(Directions for this task) Lines holding the string "React" are the ones to copy from this listing.

* begin *

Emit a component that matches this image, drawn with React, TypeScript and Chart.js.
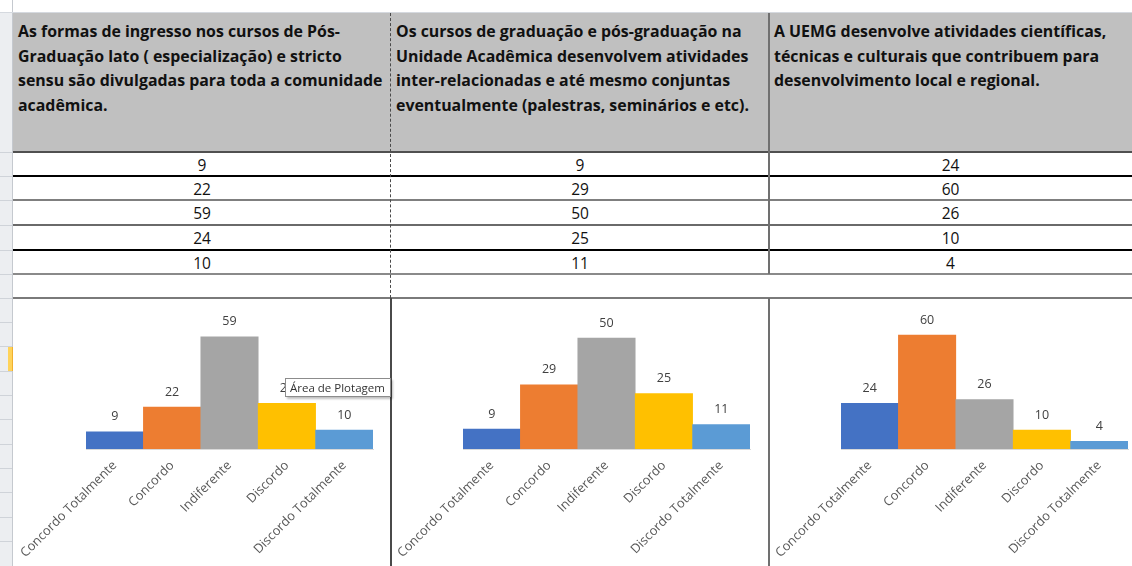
import React, { useEffect, useRef } from "react";
import { Chart, registerables } from "chart.js";

Chart.register(...registerables);

// ---- data ----
const categories = ["Concordo Totalmente", "Concordo", "Indiferente", "Discordo", "Discordo Totalmente"];
const seriesPosGraduacao = [9, 22, 59, 24, 10];
const seriesCursosIntegrados = [9, 29, 50, 25, 11];
const seriesUemgAtividades = [24, 60, 26, 10, 4];
const axisMaxValues = [70, 60, 70];
const barColors = ["#4472C4", "#ED7D31", "#A5A5A5", "#FFC000", "#5B9BD5"];
const question1Lines = [
  "As formas de ingresso nos cursos de Pós-",
  "Graduação lato ( especialização) e stricto",
  "sensu são divulgadas para toda a comunidade",
  "acadêmica.",
];
const question2Lines = [
  "Os cursos de graduação e pós-graduação na",
  "Unidade Acadêmica desenvolvem atividades",
  "inter-relacionadas e até mesmo conjuntas",
  "eventualmente (palestras, seminários e etc).",
];
const question3Lines = [
  "A UEMG desenvolve atividades científicas,",
  "técnicas e culturais que contribuem para",
  "desenvolvimento local e regional.",
];
const tooltipText = "Área de Plotagem";

const FONT = '"Open Sans", "Noto Sans", sans-serif';

const valueLabelPlugin = {
  id: "valueLabels",
  afterDatasetsDraw(chart: any) {
    const ctx = chart.ctx;
    const meta = chart.getDatasetMeta(0);
    const data = chart.data.datasets[0].data;
    ctx.save();
    ctx.font = `12.5px ${FONT}`;
    ctx.fillStyle = "#404040";
    ctx.textAlign = "center";
    ctx.textBaseline = "middle";
    meta.data.forEach((bar: any, i: number) => {
      ctx.fillText(String(data[i]), bar.x, bar.y - 15);
    });
    ctx.restore();
  },
};

function BarChart(props: { values: number[]; max: number; width: number; padLeft: number; padRight: number }) {
  const ref = useRef<HTMLCanvasElement | null>(null);
  useEffect(() => {
    if (!ref.current) return;
    const chart = new Chart(ref.current, {
      type: "bar",
      data: {
        labels: categories,
        datasets: [
          {
            data: props.values,
            backgroundColor: barColors,
            borderWidth: 0,
            barPercentage: 1,
            categoryPercentage: 1,
          },
        ],
      },
      options: {
        animation: false,
        responsive: false,
        maintainAspectRatio: false,
        layout: { padding: { left: props.padLeft, right: props.padRight, top: 17, bottom: 0 } },
        plugins: { legend: { display: false }, tooltip: { enabled: false } },
        scales: {
          x: {
            grid: { display: false, drawTicks: false },
            border: { display: true, color: "#d9d9d9", width: 1 },
            ticks: {
              autoSkip: false,
              maxRotation: 45,
              minRotation: 45,
              padding: 9,
              color: "#595959",
              font: { family: FONT, size: 12.8 },
            },
            afterFit: (scale: any) => {
              scale.height = 117;
              scale.paddingLeft = 0;
              scale.paddingRight = 0;
            },
          },
          y: { display: false, min: 0, max: props.max },
        },
      } as any,
      plugins: [valueLabelPlugin],
    });
    return () => chart.destroy();
  }, []);
  return <canvas ref={ref} width={props.width} height={267} style={{ display: "block" }} />;
}

const rowTops = [152, 176, 200, 225, 250, 274, 298];
const rowLineStyles = [
  { c: "#505050", h: 2 },
  { c: "#000000", h: 2 },
  { c: "#7f7f7f", h: 2 },
  { c: "#6a6a6a", h: 2 },
  { c: "#000000", h: 2 },
  { c: "#8a8a8a", h: 2 },
  { c: "#7a7a7a", h: 2 },
];
const gutterTicks = [152, 176, 200, 225, 250, 274, 298, 322, 346, 371, 395, 419, 444, 468, 492, 517, 541];

export default function App() {
  const cols = [
    { x: 13, w: 378, lines: question1Lines, values: seriesPosGraduacao, max: axisMaxValues[0], pl: 73, pr: 18 },
    { x: 391, w: 378, lines: question2Lines, values: seriesCursosIntegrados, max: axisMaxValues[1], pl: 72, pr: 19 },
    { x: 769, w: 363, lines: question3Lines, values: seriesUemgAtividades, max: axisMaxValues[2], pl: 72, pr: 4 },
  ];
  return (
    <div
      style={{
        position: "absolute",
        left: 0,
        top: 0,
        width: 1132,
        height: 566,
        overflow: "hidden",
        background: "#ffffff",
        fontFamily: FONT,
      }}
    >
      {/* left gutter */}
      <div style={{ position: "absolute", left: 0, top: 13, width: 12, height: 553, background: "#eceef1" }} />
      <div style={{ position: "absolute", left: 12, top: 0, width: 1, height: 566, background: "#c5c9cf" }} />
      {gutterTicks.map((y, i) => (
        <div key={"g" + i} style={{ position: "absolute", left: 0, top: y, width: 12, height: 1, background: "#cfd3d9" }} />
      ))}
      <div style={{ position: "absolute", left: 8, top: 347, width: 4, height: 24, background: "#ffd35a", borderRight: "1px solid #f0b030" }} />
      {/* top line */}
      <div style={{ position: "absolute", left: 0, top: 12, width: 1132, height: 1, background: "#d5d9df" }} />

      {/* header row */}
      <div style={{ position: "absolute", left: 13, top: 13, width: 1119, height: 139, background: "#c0c0c0" }} />
      {cols.map((c, i) => (
        <div
          key={"h" + i}
          style={{
            position: "absolute",
            left: c.x + 5,
            top: 19,
            fontWeight: 700,
            fontSize: 15.9,
            lineHeight: "24.5px",
            color: "#111",
            whiteSpace: "nowrap",
          }}
        >
          {c.lines.map((l, j) => (
            <div key={j}>{l}</div>
          ))}
        </div>
      ))}

      {/* data values */}
      {cols.map((c, i) =>
        c.values.map((v, r) => (
          <div
            key={"v" + i + "-" + r}
            style={{
              position: "absolute",
              left: c.x,
              width: c.w,
              top: rowTops[r] + 1,
              height: rowTops[r + 1] - rowTops[r],
              lineHeight: rowTops[r + 1] - rowTops[r] + "px",
              textAlign: "center",
              fontSize: 15.5,
              color: "#111",
            }}
          >
            {v}
          </div>
        ))
      )}

      {/* row lines */}
      {rowTops.map((y, i) => (
        <div
          key={"r" + i}
          style={{ position: "absolute", left: 13, top: y - 1, width: 1119, height: rowLineStyles[i].h, background: rowLineStyles[i].c }}
        />
      ))}

      {/* charts */}
      {cols.map((c, i) => (
        <div key={"c" + i} style={{ position: "absolute", left: c.x, top: 299, width: c.w, height: 267 }}>
          <BarChart values={c.values} max={c.max} width={c.w} padLeft={c.pl} padRight={c.pr} />
        </div>
      ))}

      {/* vertical separators */}
      <div style={{ position: "absolute", left: 390, top: 13, width: 0, height: 285, borderLeft: "1px dashed #4a4a4a" }} />
      <div style={{ position: "absolute", left: 390, top: 298, width: 2, height: 268, background: "#4a4a4a" }} />
      <div style={{ position: "absolute", left: 768, top: 13, width: 2, height: 261, background: "#707070" }} />
      <div style={{ position: "absolute", left: 768, top: 298, width: 2, height: 268, background: "#707070" }} />

      {/* tooltip overlay */}
      <div
        style={{
          position: "absolute",
          left: 285,
          top: 378,
          width: 106,
          height: 19,
          boxSizing: "border-box",
          background: "#ffffff",
          border: "1px solid #8c8c8c",
          boxShadow: "2px 2px 2px rgba(0,0,0,0.25)",
          fontSize: 11.5,
          lineHeight: "17px",
          paddingLeft: 4,
          color: "#333",
          whiteSpace: "nowrap",
        }}
      >
        {tooltipText}
      </div>
    </div>
  );
}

* end *

(Finished task)
Emit a component that matches this image, drawn with React, TypeScript and Chart.js.
import React, { useEffect, useRef } from "react";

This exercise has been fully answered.